Jack goes on to describe the ‘feeling of belonging’ he felt when he joined the disabled community. Belonging is exactly what Aaron and the rest of us felt at Oska Bright. I'm hankering a guess that this is because the learning disabled community is acutely aware of the pain of being excluded and so they work hard to counter that pain and make sure everybody feels included.

 

What is belonging exactly?  It is about been accepted and celebrated exactly as you are. It is being a member of something bigger than yourself. It is having value by just being human.

 

“Disabled stories need to be told.  And when they are told, they need to be told by disabled people.”

 

We saw many films at Oska Bright that featured disabled talent in front of and behind the camera. Creativity and innovation flourishes in the learning disabled community if only funders were more open to looking for these stories.

 

“We should run towards complexity.”

 

Yes, it takes more work to accommodate disabled artists on film and television sets. But you know what? It is worth it. As Lucy says, "When you are inclusive, it benefits everybody."

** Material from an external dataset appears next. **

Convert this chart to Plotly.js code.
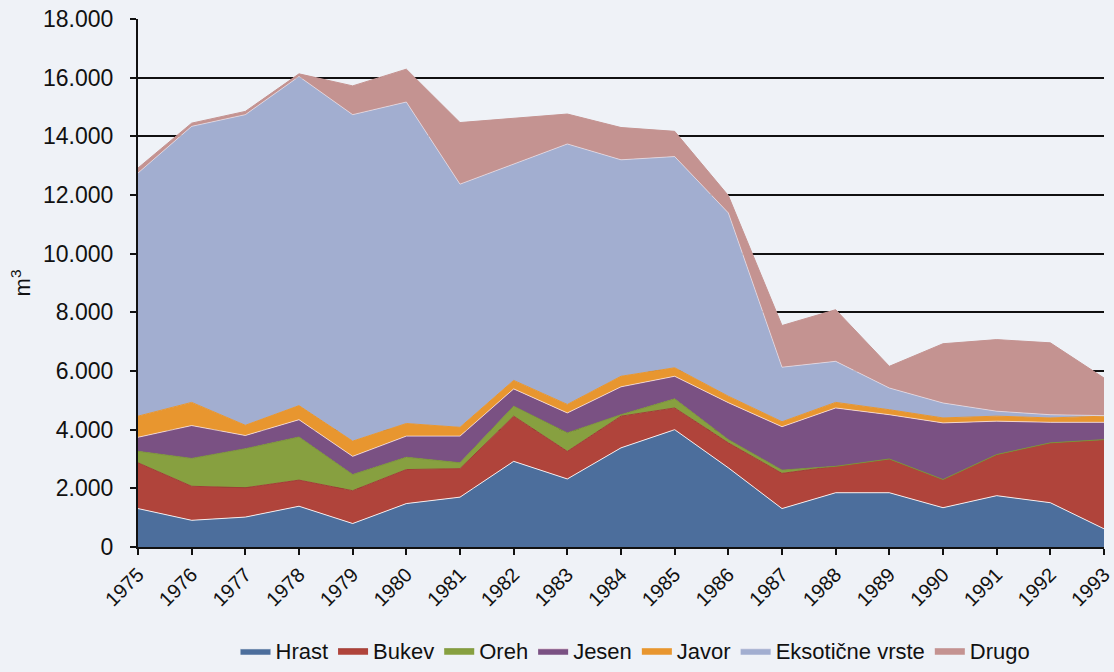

Telling the same stories over and over has gotten very stale. It is time to platform stories that have yet to be given space.

 

“Disability IS diversity.”

 

This is an important point. I’d venture a guess that learning disabled stories are often overlooked even in the broader disability community, which can have its own bias about who is ‘smart’ and who is not. That’s why Oska Bright was so refreshing. All the people were brilliant in their own way. It is brilliant to be unabashedly yourself in a world that narrowly judges you by your IQ.

 

Oh, and about Aaron’s nomination for Best Performance.  To our pure delight, he won that award. He tells us that 'I was honoured. I was so pleased."


Here's a clip of Aaron's speech:




 

If you take away nothing else from this essay, reflect on Aaron’s words:


"People with disabilities can act."

 

Oska Bright gave people with learning disabilities an opportunity to showcase their art in a safe space. Canada, sit up and pay attention. The UK is so much further ahead than we are as far as supporting these artists and their stories.

 

We need more representation of learning-disabled talent asap. Their stories deserve to be told. It has been a long time coming.